Three charged under new Nazi symbol law
The Sydney Morning Herald
March 5, 2023
Three men who attended last year’s controversial Australia Cup final at CommBank Stadium are among the first in the state to be charged under a new law banning the display of Nazi symbols in NSW.
Macarthur FC prevailed 2-0 against Sydney United 58 on October 1, but the clash was marred by anti-social behaviour which prompted Football Australia to issue life bans to two spectators for making Nazi salutes as well as a range of sanctions against United, including a $15,000 fine and several suspended sporting penalties.
The club, which participated in the defunct National Soccer League between 1984 and 2004 and was founded by Croatian immigrants, later apologised for the behaviour of fans, some of whom also booed during the pre-match Welcome to Country.
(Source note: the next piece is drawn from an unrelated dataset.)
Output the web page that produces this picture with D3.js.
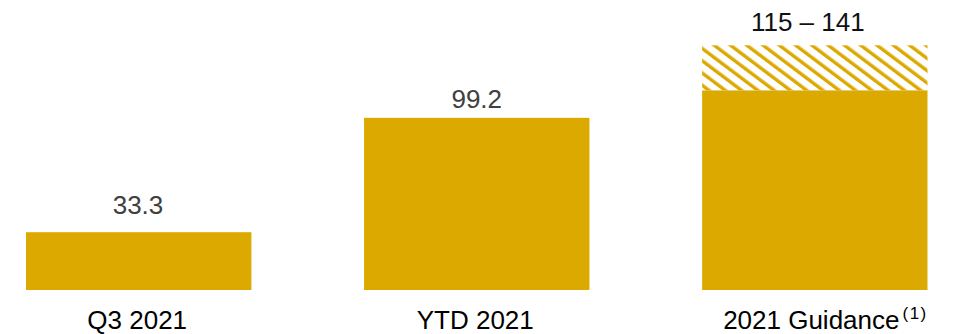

Crowd footage broadcast by Network 10 showed some Sydney United fans waving flags and banners featuring logos and symbolism closely associated with the Ustashe, a regime which collaborated with Nazi Germany during World War II and was responsible for the deaths of thousands of Jews, Serbs and Romani people.
NSW Police have since been investigating allegations of hate crimes committed on the night, including an extensive review of 10’s match coverage and CCTV cameras.
Three men – a 24-year-old from Beverley Park, a 44-year-old from Doonside and a 45-year-old from Wetherill Park – were charged on Friday under the offence of “knowingly display by public act Nazi symbol without excuse”, and will appear before Parramatta Local Court on April 19.
It is believed to be one of the first uses of the new law, which passed NSW parliament in August and was introduced after an inquiry recommended a ban on the public display of Nazi symbols to address rising far-right extremism and antisemitism.
Victoria is the only other state in Australia with a similar law in place, which also permits the use of the swastika in connection with the Buddhist, Hindu and Jain faiths, and other Nazi-related symbols if they are used in “good faith” such as for educational reasons.
NSW Jewish Board of Deputies CEO Darren Bark said: “We welcome the strong and swift action taken by NSW Police and Football Australia following these vile incidents, and hope these charges serve as a warning to all that displaying a Nazi symbol in NSW is not only abhorrent, it is illegal.”
NSW Police say their investigations into the Australia Cup final are continuing. Separately, Sydney United 58 is also being probed by Football NSW for a recent incident of alleged racist and homophobic abuse by fans against an opposition player.